Canada is one of the few countries in the world with more than one legal system, and is a leader in harmonizing its federal law. Your Committee is proud and supportive of this uniquely Canadian project. Although Bill S-10 might appear to be merely technical, it is symbolic of the integration of two of the greatest legal traditions in the world and is another step towards the goal of making federal law more accessible, more efficient, and representative of Canada and Canadians.
Your Committee wishes to make an additional point, however, about Canadian law. There is a third historical source of law — Aboriginal traditional law — that pre-existed the two other sources of law. It is composed of the customs and traditions central to the culture of our Aboriginal peoples. Canada has yet to adequately address that oral legal heritage.
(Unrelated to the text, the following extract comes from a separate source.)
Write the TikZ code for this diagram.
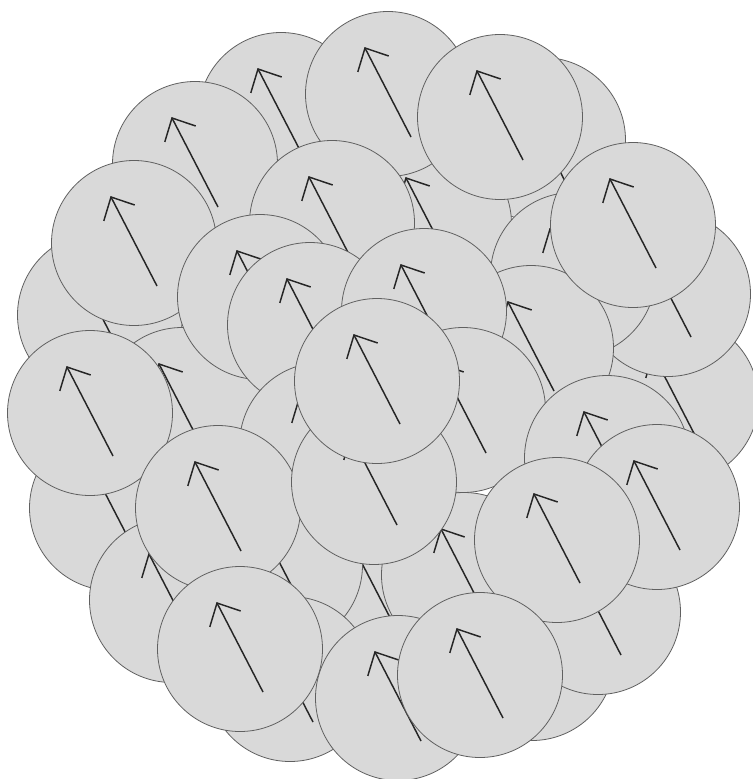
\documentclass[tikz,border=0pt]{standalone}
\definecolor{bubfill}{HTML}{D9D9D9}
\definecolor{bubline}{HTML}{606060}
\definecolor{spincol}{HTML}{262626}
\tikzset{
  bub/.style={circle, fill=bubfill, draw=bubline, line width=0.6pt, inner sep=0pt, minimum size=123.75pt},
  spin/.style={draw=spincol, line width=1.1pt, line join=miter, line cap=butt}
}
\newcommand{\bubble}[3]{%
  \node[bub] (#1) at (#2,#3) {};
  \draw[spin] ([shift={(23,43)}]#1.center) -- ([shift={(-23,-46)}]#1.center);
  \draw[spin] ([shift={(0.7,-38)}]#1.center) -- ([shift={(-23,-46)}]#1.center) -- ([shift={(-30.2,-22.1)}]#1.center);
}
\begin{document}
\begin{tikzpicture}[x=0.75pt, y=-0.75pt]
\fill[white] (0,0) rectangle (753,779);
\useasboundingbox (0,0) rectangle (753,779);
\bubble{ee}{375}{590}
\bubble{m}{100}{315}
\bubble{a}{281}{115}
\bubble{e}{543}{140}
\bubble{f}{429}{224}
\bubble{b}{388}{94}
\bubble{d}{500}{117}
\bubble{k}{195}{164}
\bubble{l}{134}{243}
\bubble{c}{332}{223}
\bubble{o}{182}{410}
\bubble{j}{260}{297}
\bubble{i}{310}{325}
\bubble{aa}{676}{400}
\bubble{w}{668}{294}
\bubble{u}{573}{275}
\bubble{t}{531}{348}
\bubble{g}{424}{311}
\bubble{v}{633}{225}
\bubble{bb}{112}{508}
\bubble{n}{90}{413}
\bubble{q}{322}{445}
\bubble{s}{463}{410}
\bubble{x}{607}{458}
\bubble{dd}{532}{658}
\bubble{cc}{598}{612}
\bubble{sb}{464}{575}
\bubble{rb}{280}{565}
\bubble{rc}{290}{679}
\bubble{pb}{172}{600}
\bubble{p}{218}{508}
\bubble{r}{374}{482}
\bubble{h}{377}{381}
\bubble{y}{657}{507}
\bubble{z}{557}{540}
\bubble{bc}{398}{698}
\bubble{bd}{480}{675}
\bubble{pc}{240}{649}
\end{tikzpicture}
\end{document}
We were encouraged by the testimony of the Minister of Justice, who spoke of his personal commitment, and that of his Department, to work with Aboriginal peoples to identify and to better appreciate Aboriginal legal traditions and to consider how they can be brought into the mainstream of our legal system. We note also the ongoing work of the Law Commission of Canada in this area and the research conducted at the University of Ottawa and the University of Saskatchewan. Your Committee is also concerned with the timeframe for progress in this area.
Your Committee fully supports the comments of one of Canada's foremost experts in bijuralism who, in his testimony to the Committee, said that he encourages everyone to take the view that bijuralism is by no means exclusionary. Rather, he emphasized that it is an open model that he hoped would lead to a plural model, as time goes on.
It is your Committee's fervent position that a way should be found to integrate Aboriginal legal traditions into Canadian law alongside the civil and common law in a manner that will better reflect Canada's diversity.